In short: A Financial Times weekend essay says the biggest question about AI and jobs is what society should allow, not just what the tools can do.
Sarah O’Connor writes that anxiety about AI has led to a flood of predictions about how many jobs could be affected. Some reports say about 40 percent of jobs are “exposed” to AI, meaning parts of the work could be done by software. Other estimates put the number of jobs at risk much higher or much lower, and the essay argues these forecasts often disagree and can distract from real decisions.
The piece pushes back on popular language that treats AI like a natural disaster, such as a “wave” that cannot be controlled. O’Connor argues technology is shaped by human choices, like laws, workplace rules, company strategy, and what customers will accept. She points to examples like radiology, where more specialists exist today than when some experts predicted AI would soon replace them, partly because the job includes far more than reading images.

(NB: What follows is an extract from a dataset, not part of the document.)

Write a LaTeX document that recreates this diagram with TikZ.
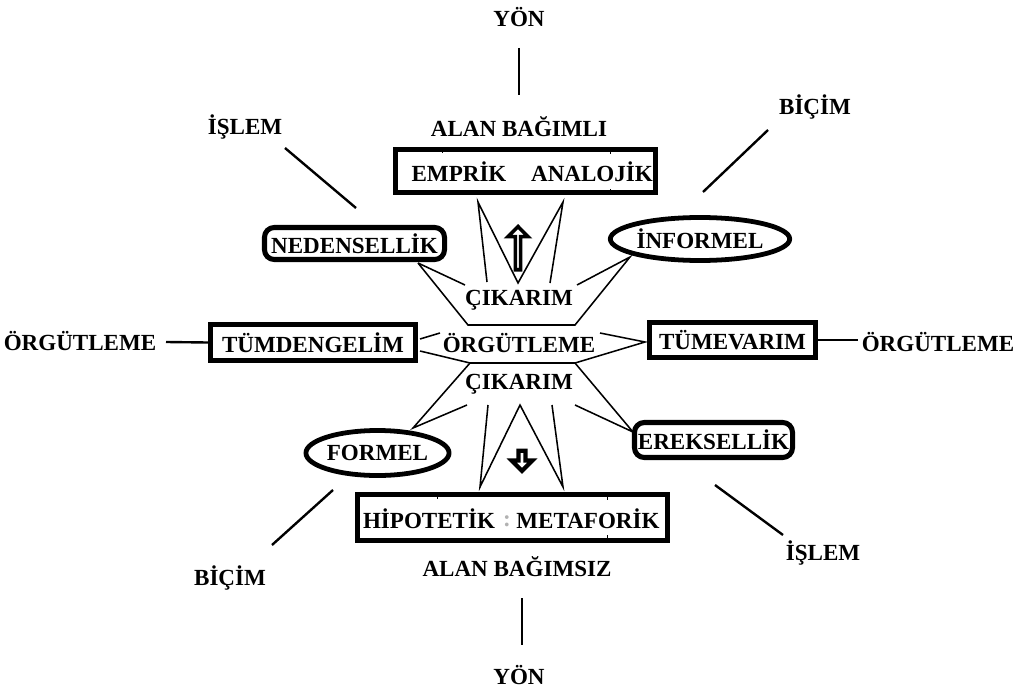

O’Connor also describes workers adapting and pushing back. Translators report being pushed into “post-editing” machine output, meaning they fix AI translations, faster and for less pay. In Sweden, miners negotiated limits on tracking systems, using anonymization tags so managers could see where people were without always seeing who they were (like numbered jerseys instead of names, except in emergencies).
The essay suggests the next phase will be more public debate and more rules, including lawsuits and state-level efforts focused on safety, especially for children. It also highlights calls from inside the AI industry for outside critics, not just company leaders, to help set boundaries on how AI is used at work.